I am working with a good guy for the job hunting. For those who aren't memorizing my every post, I have a problem. I am a senior product development engineer at a company that makes fire protection sprinklers. There are only four or so companies in the US doing this. Profits are high. Demand is high. Market share is good. I work on long term development stuff. Some of my projects are two years long, some are five. It's a family owned company, four generations, 100 years old and change. We have 1,300 people. It's flat. There's me, my boss, my VP and then the owner. We were recently bought by a private equity firm. The owner is old and apparently none of his kids wanted it. He did the total dick move of selling to the highest bidder in private equity. I would have loved an employee owned situation, hiring a CEO and board to run it for him, and a slew of other choices. This place wants to get in and out in five years. To me, that means that they won't spend dollar one on R&D and new development, where I live. I'd survive a few layoff rounds if they came, I am by far not the weakest positioned here, but I don't want to wait for it if I can get ahead.
I have a serious interest with a smaller company closer to my house. Drive time goes from 60 minutes to 20. They do packaging for power generation for datacenters. They have been doing a few things, and happened upon this niche. Companies are plopping datacenters everywhere and need power now, and Cummins and Cat and all the other stationary power folks can sell an engine or a a generator but not the whole package, at least as efficiently as these guys can. They don't have any engineers. They want to hire me to build the team and run this new wing of the company. I've had two Teams calls and they want me in person this week.
To my mind I am looking at leaving one giant pile of stinking risk to go to another pile of risk, maybe less stinky. This new pile doesn't come with any extra dollars, maybe 5% more. I don't have a formal offer or anything, but it's these teeter-totter close calls I hate. There are no great decisions. Stress. Plenty of that.

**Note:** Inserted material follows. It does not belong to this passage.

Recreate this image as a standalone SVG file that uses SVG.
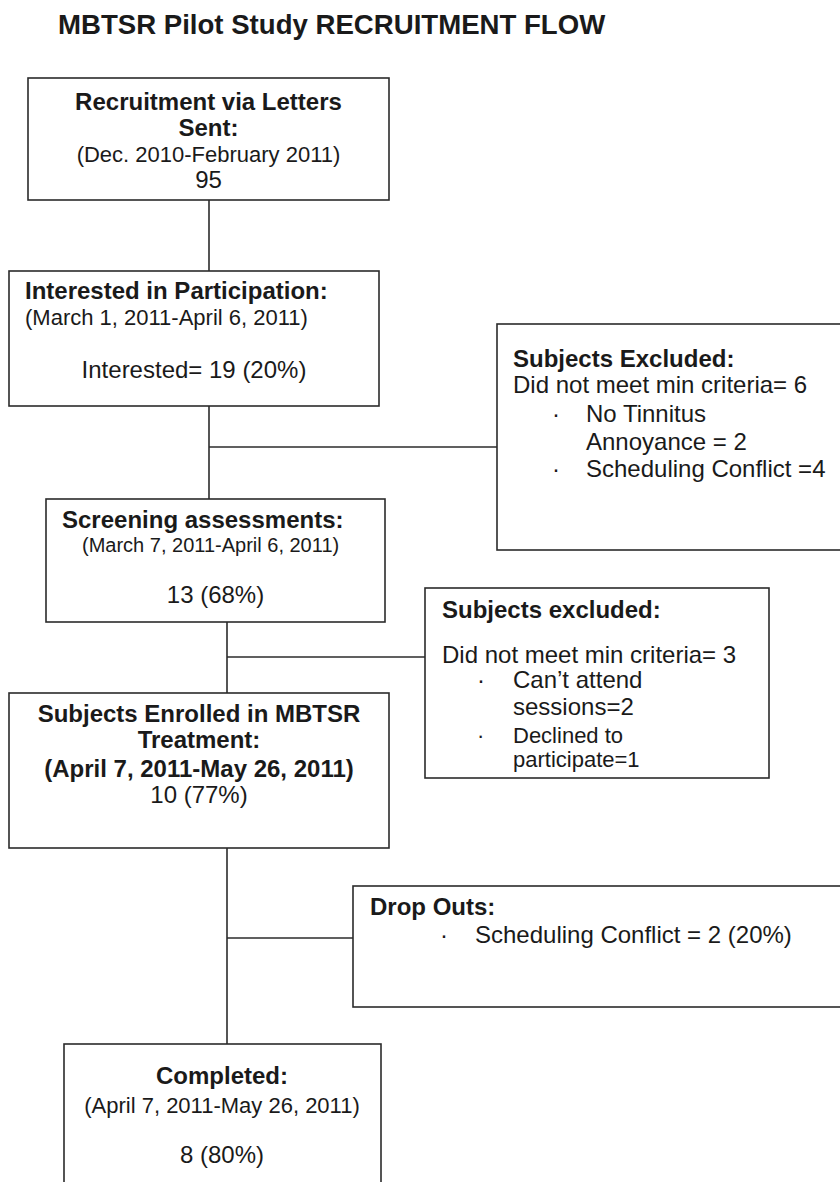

Had a family leave the area who were really close, headed for Maine, last week. Another very close family headed out of the area for Wisconsin this week. Another family who lives abroad for five years and visits every summer just came back this past weekend, with me facilitating the move (and everything went wrong, the flight was delayed into Miami, canceled out of Miami, we had to find another van and driver for the run from the airport to his house, then the luggage got damaged, then -that- van had mechanical issues, then the next day the kid locked the rental car keys into the rental car). Stress. Lots of it.
Wife wanted a crested gecko, so we got one. He's cute. I spent a few hundred bucks because we were OK.
Then the bearded dragon had his SECOND emergency trip to the vet, $531 each, because he won't eat right. he eats, can't swallow it, "thinks" to himself, "Hey, I am not full, I'd better eat", and keeps repeating this until his mouth is clogged and he can't breathe.
Stress. Lots.
"Vacation" next week with my wife's sisters families. One of them already has a spreadsheet developed to plan activities and split expenses. Screw that. I'm bringing gin.
At least it was stupid expensive. The same sister insisted that it be close to the beach. "How about this one, it's six minutes away walking", nope, too far. Only with a rental golf cart with A/C. EACH family is spending nearly two grand for the week and it's going to suck.